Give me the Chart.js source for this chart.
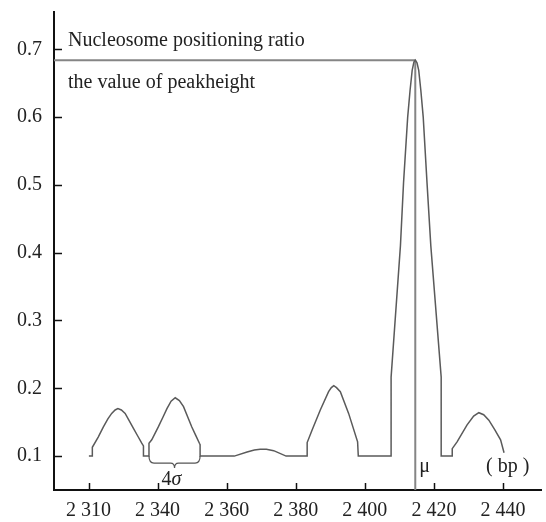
<!DOCTYPE html>
<html>
<head>
<meta charset="utf-8">
<script src="https://cdn.jsdelivr.net/npm/chart.js@4.4.1/dist/chart.umd.min.js"></script>
<style>
  html, body { margin: 0; padding: 0; background: #fff; }
  #wrap { width: 546px; height: 522px; position: relative; }
</style>
</head>
<body>
<div id="wrap"><canvas id="chart"></canvas></div>
<script>
// positions along the sequence (bp) and the positioning ratio
const curveX = [
  2320.1, 2321.1, 2321.1, 2322.8, 2324.3, 2325.6, 2326.7, 2327.7, 2328.5, 2329.5,
  2330.6, 2331.8, 2333.0, 2334.2, 2335.4, 2335.9, 2335.9, 2337.5, 2337.5, 2338.3,
  2340.2, 2341.5, 2342.7, 2343.9, 2345.1, 2346.3, 2347.5, 2349.9, 2351.0, 2352.1,
  2352.3, 2352.3, 2362.2, 2365.9, 2368.0, 2369.7, 2371.5, 2373.6, 2377.2, 2383.3,
  2383.3, 2384.7, 2387.1, 2389.5, 2390.3, 2391.0, 2391.8, 2392.9, 2395.3, 2397.9,
  2398.1, 2407.6, 2407.6, 2410.3, 2411.2, 2412.4, 2413.1, 2413.7, 2414.2, 2414.6,
  2415.1, 2415.6, 2416.2, 2416.9, 2418.0, 2419.1, 2422.1, 2422.1, 2425.3, 2425.3,
  2426.7, 2429.6, 2431.5, 2433.0, 2434.4, 2435.9, 2437.6, 2439.3, 2440.3
];
const curveY = [
  0.100, 0.100, 0.113, 0.128, 0.143, 0.155, 0.163, 0.168, 0.170, 0.168,
  0.163, 0.152, 0.141, 0.130, 0.119, 0.115, 0.100, 0.100, 0.119, 0.124,
  0.143, 0.157, 0.170, 0.181, 0.186, 0.182, 0.173, 0.143, 0.131, 0.119,
  0.117, 0.100, 0.100, 0.106, 0.109, 0.110, 0.110, 0.108, 0.100, 0.100,
  0.120, 0.138, 0.168, 0.195, 0.201, 0.204, 0.201, 0.195, 0.163, 0.121,
  0.100, 0.100, 0.2165, 0.410, 0.503, 0.600, 0.640, 0.669, 0.681, 0.684,
  0.680, 0.669, 0.640, 0.600, 0.503, 0.410, 0.2165, 0.100, 0.100, 0.111,
  0.121, 0.146, 0.159, 0.164, 0.161, 0.153, 0.139, 0.124, 0.105
];

const peakX = 2414.6;       // mu
const peakHeight = 0.684;   // the value of peakheight
const braceRange = [2337.5, 2352.3]; // 4 sigma

const xTicks = [2320, 2340, 2360, 2380, 2400, 2420, 2440];
const xTickLabels = ['2 310', '2 340', '2 360', '2 380', '2 400', '2 420', '2 440'];
const yTicks = [0.1, 0.2, 0.3, 0.4, 0.5, 0.6, 0.7];

const SERIF = '"Liberation Serif", "DejaVu Serif", serif';

const curve = curveX.map((x, i) => ({ x: x, y: curveY[i] }));

// inside tick marks, labels and the 4 sigma brace
const decorations = {
  id: 'decorations',
  afterDraw(chart) {
    const ctx = chart.ctx;
    const xs = chart.scales.x, ys = chart.scales.y;
    const area = chart.chartArea;
    ctx.save();
    ctx.strokeStyle = '#111';
    ctx.lineWidth = 1.5;
    yTicks.forEach(v => {
      const py = Math.round(ys.getPixelForValue(v)) + 0.5;
      ctx.beginPath();
      ctx.moveTo(area.left, py);
      ctx.lineTo(area.left + 8, py);
      ctx.stroke();
    });
    xTicks.forEach(v => {
      const px = Math.round(xs.getPixelForValue(v)) + 0.5;
      ctx.beginPath();
      ctx.moveTo(px, area.bottom);
      ctx.lineTo(px, area.bottom - 7);
      ctx.stroke();
    });

    // brace under the second peak
    const bx0 = xs.getPixelForValue(braceRange[0]);
    const bx1 = xs.getPixelForValue(braceRange[1]);
    const bm = (bx0 + bx1) / 2;
    const by = ys.getPixelForValue(0.1);
    ctx.strokeStyle = '#555';
    ctx.lineWidth = 1.2;
    ctx.beginPath();
    ctx.moveTo(bx0, by);
    ctx.quadraticCurveTo(bx0, by + 7, bx0 + 5, by + 7);
    ctx.lineTo(bm - 4, by + 7);
    ctx.quadraticCurveTo(bm, by + 7, bm, by + 12);
    ctx.quadraticCurveTo(bm, by + 7, bm + 4, by + 7);
    ctx.lineTo(bx1 - 5, by + 7);
    ctx.quadraticCurveTo(bx1, by + 7, bx1, by);
    ctx.stroke();

    ctx.fillStyle = '#222';
    ctx.textBaseline = 'alphabetic';
    ctx.textAlign = 'left';
    ctx.font = '20px ' + SERIF;
    ctx.fillText('Nucleosome positioning ratio', area.left + 14, 46);
    ctx.fillText('the value of peakheight', area.left + 14, 88);

    ctx.font = '20px ' + SERIF;
    ctx.fillText('4', bm - 13, by + 29);
    ctx.font = 'italic 20px ' + SERIF;
    ctx.fillText('\u03c3', bm - 3, by + 29);

    ctx.font = '20px ' + SERIF;
    ctx.fillText('\u03bc', xs.getPixelForValue(peakX) + 4, by + 16);
    ctx.fillText('( bp )', 486, by + 16);
    ctx.restore();
  }
};

new Chart(document.getElementById('chart'), {
  type: 'line',
  data: {
    datasets: [
      {
        data: curve,
        borderColor: '#5a5a5a',
        borderWidth: 1.5,
        pointRadius: 0,
        tension: 0,
        fill: false
      },
      {
        data: [{ x: 2310, y: peakHeight }, { x: peakX, y: peakHeight }],
        borderColor: '#858585',
        borderWidth: 2,
        pointRadius: 0
      },
      {
        data: [{ x: peakX, y: peakHeight }, { x: peakX, y: 0.05 }],
        borderColor: '#858585',
        borderWidth: 2,
        pointRadius: 0
      }
    ]
  },
  options: {
    responsive: true,
    maintainAspectRatio: false,
    animation: false,
    layout: { padding: { top: 12, right: 5, left: 0, bottom: 0 } },
    plugins: { legend: { display: false }, tooltip: { enabled: false } },
    scales: {
      x: {
        type: 'linear',
        min: 2310,
        max: 2451,
        afterFit: (scale) => {
          scale.height = 32;
          scale.paddingLeft = 0;
          scale.paddingRight = 0;
        },
        afterBuildTicks: (scale) => { scale.ticks = xTicks.map(v => ({ value: v })); },
        grid: { display: false, drawTicks: false },
        border: { display: true, color: '#111', width: 2 },
        ticks: {
          padding: 9,
          color: '#222',
          font: { family: SERIF, size: 20 },
          maxRotation: 0,
          autoSkip: false,
          callback: (value, index) => xTickLabels[index]
        }
      },
      y: {
        min: 0.05,
        max: 0.755,
        afterFit: (scale) => {
          scale.width = 54;
          scale.paddingTop = 0;
          scale.paddingBottom = 0;
        },
        afterBuildTicks: (scale) => { scale.ticks = yTicks.map(v => ({ value: v })); },
        grid: { display: false, drawTicks: false },
        border: { display: true, color: '#111', width: 2 },
        ticks: {
          padding: 12,
          color: '#222',
          font: { family: SERIF, size: 20 },
          callback: (value) => value.toFixed(1)
        }
      }
    }
  },
  plugins: [decorations]
});
</script>
</body>
</html>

........

## EXERCISE REQUIREMENTS
Omit the pictures and output all of the other material exactly.

## SOLUTION BELOW
Give me the Chart.js source for this chart.
<!DOCTYPE html>
<html>
<head>
<meta charset="utf-8">
<script src="https://cdn.jsdelivr.net/npm/chart.js@4.4.1/dist/chart.umd.min.js"></script>
<style>
  html, body { margin: 0; padding: 0; background: #fff; }
  #wrap { width: 546px; height: 522px; position: relative; }
</style>
</head>
<body>
<div id="wrap"><canvas id="chart"></canvas></div>
<script>
// positions along the sequence (bp) and the positioning ratio
const curveX = [
  2320.1, 2321.1, 2321.1, 2322.8, 2324.3, 2325.6, 2326.7, 2327.7, 2328.5, 2329.5,
  2330.6, 2331.8, 2333.0, 2334.2, 2335.4, 2335.9, 2335.9, 2337.5, 2337.5, 2338.3,
  2340.2, 2341.5, 2342.7, 2343.9, 2345.1, 2346.3, 2347.5, 2349.9, 2351.0, 2352.1,
  2352.3, 2352.3, 2362.2, 2365.9, 2368.0, 2369.7, 2371.5, 2373.6, 2377.2, 2383.3,
  2383.3, 2384.7, 2387.1, 2389.5, 2390.3, 2391.0, 2391.8, 2392.9, 2395.3, 2397.9,
  2398.1, 2407.6, 2407.6, 2410.3, 2411.2, 2412.4, 2413.1, 2413.7, 2414.2, 2414.6,
  2415.1, 2415.6, 2416.2, 2416.9, 2418.0, 2419.1, 2422.1, 2422.1, 2425.3, 2425.3,
  2426.7, 2429.6, 2431.5, 2433.0, 2434.4, 2435.9, 2437.6, 2439.3, 2440.3
];
const curveY = [
  0.100, 0.100, 0.113, 0.128, 0.143, 0.155, 0.163, 0.168, 0.170, 0.168,
  0.163, 0.152, 0.141, 0.130, 0.119, 0.115, 0.100, 0.100, 0.119, 0.124,
  0.143, 0.157, 0.170, 0.181, 0.186, 0.182, 0.173, 0.143, 0.131, 0.119,
  0.117, 0.100, 0.100, 0.106, 0.109, 0.110, 0.110, 0.108, 0.100, 0.100,
  0.120, 0.138, 0.168, 0.195, 0.201, 0.204, 0.201, 0.195, 0.163, 0.121,
  0.100, 0.100, 0.2165, 0.410, 0.503, 0.600, 0.640, 0.669, 0.681, 0.684,
  0.680, 0.669, 0.640, 0.600, 0.503, 0.410, 0.2165, 0.100, 0.100, 0.111,
  0.121, 0.146, 0.159, 0.164, 0.161, 0.153, 0.139, 0.124, 0.105
];

const peakX = 2414.6;       // mu
const peakHeight = 0.684;   // the value of peakheight
const braceRange = [2337.5, 2352.3]; // 4 sigma

const xTicks = [2320, 2340, 2360, 2380, 2400, 2420, 2440];
const xTickLabels = ['2 310', '2 340', '2 360', '2 380', '2 400', '2 420', '2 440'];
const yTicks = [0.1, 0.2, 0.3, 0.4, 0.5, 0.6, 0.7];

const SERIF = '"Liberation Serif", "DejaVu Serif", serif';

const curve = curveX.map((x, i) => ({ x: x, y: curveY[i] }));

// inside tick marks, labels and the 4 sigma brace
const decorations = {
  id: 'decorations',
  afterDraw(chart) {
    const ctx = chart.ctx;
    const xs = chart.scales.x, ys = chart.scales.y;
    const area = chart.chartArea;
    ctx.save();
    ctx.strokeStyle = '#111';
    ctx.lineWidth = 1.5;
    yTicks.forEach(v => {
      const py = Math.round(ys.getPixelForValue(v)) + 0.5;
      ctx.beginPath();
      ctx.moveTo(area.left, py);
      ctx.lineTo(area.left + 8, py);
      ctx.stroke();
    });
    xTicks.forEach(v => {
      const px = Math.round(xs.getPixelForValue(v)) + 0.5;
      ctx.beginPath();
      ctx.moveTo(px, area.bottom);
      ctx.lineTo(px, area.bottom - 7);
      ctx.stroke();
    });

    // brace under the second peak
    const bx0 = xs.getPixelForValue(braceRange[0]);
    const bx1 = xs.getPixelForValue(braceRange[1]);
    const bm = (bx0 + bx1) / 2;
    const by = ys.getPixelForValue(0.1);
    ctx.strokeStyle = '#555';
    ctx.lineWidth = 1.2;
    ctx.beginPath();
    ctx.moveTo(bx0, by);
    ctx.quadraticCurveTo(bx0, by + 7, bx0 + 5, by + 7);
    ctx.lineTo(bm - 4, by + 7);
    ctx.quadraticCurveTo(bm, by + 7, bm, by + 12);
    ctx.quadraticCurveTo(bm, by + 7, bm + 4, by + 7);
    ctx.lineTo(bx1 - 5, by + 7);
    ctx.quadraticCurveTo(bx1, by + 7, bx1, by);
    ctx.stroke();

    ctx.fillStyle = '#222';
    ctx.textBaseline = 'alphabetic';
    ctx.textAlign = 'left';
    ctx.font = '20px ' + SERIF;
    ctx.fillText('Nucleosome positioning ratio', area.left + 14, 46);
    ctx.fillText('the value of peakheight', area.left + 14, 88);

    ctx.font = '20px ' + SERIF;
    ctx.fillText('4', bm - 13, by + 29);
    ctx.font = 'italic 20px ' + SERIF;
    ctx.fillText('\u03c3', bm - 3, by + 29);

    ctx.font = '20px ' + SERIF;
    ctx.fillText('\u03bc', xs.getPixelForValue(peakX) + 4, by + 16);
    ctx.fillText('( bp )', 486, by + 16);
    ctx.restore();
  }
};

new Chart(document.getElementById('chart'), {
  type: 'line',
  data: {
    datasets: [
      {
        data: curve,
        borderColor: '#5a5a5a',
        borderWidth: 1.5,
        pointRadius: 0,
        tension: 0,
        fill: false
      },
      {
        data: [{ x: 2310, y: peakHeight }, { x: peakX, y: peakHeight }],
        borderColor: '#858585',
        borderWidth: 2,
        pointRadius: 0
      },
      {
        data: [{ x: peakX, y: peakHeight }, { x: peakX, y: 0.05 }],
        borderColor: '#858585',
        borderWidth: 2,
        pointRadius: 0
      }
    ]
  },
  options: {
    responsive: true,
    maintainAspectRatio: false,
    animation: false,
    layout: { padding: { top: 12, right: 5, left: 0, bottom: 0 } },
    plugins: { legend: { display: false }, tooltip: { enabled: false } },
    scales: {
      x: {
        type: 'linear',
        min: 2310,
        max: 2451,
        afterFit: (scale) => {
          scale.height = 32;
          scale.paddingLeft = 0;
          scale.paddingRight = 0;
        },
        afterBuildTicks: (scale) => { scale.ticks = xTicks.map(v => ({ value: v })); },
        grid: { display: false, drawTicks: false },
        border: { display: true, color: '#111', width: 2 },
        ticks: {
          padding: 9,
          color: '#222',
          font: { family: SERIF, size: 20 },
          maxRotation: 0,
          autoSkip: false,
          callback: (value, index) => xTickLabels[index]
        }
      },
      y: {
        min: 0.05,
        max: 0.755,
        afterFit: (scale) => {
          scale.width = 54;
          scale.paddingTop = 0;
          scale.paddingBottom = 0;
        },
        afterBuildTicks: (scale) => { scale.ticks = yTicks.map(v => ({ value: v })); },
        grid: { display: false, drawTicks: false },
        border: { display: true, color: '#111', width: 2 },
        ticks: {
          padding: 12,
          color: '#222',
          font: { family: SERIF, size: 20 },
          callback: (value) => value.toFixed(1)
        }
      }
    }
  },
  plugins: [decorations]
});
</script>
</body>
</html>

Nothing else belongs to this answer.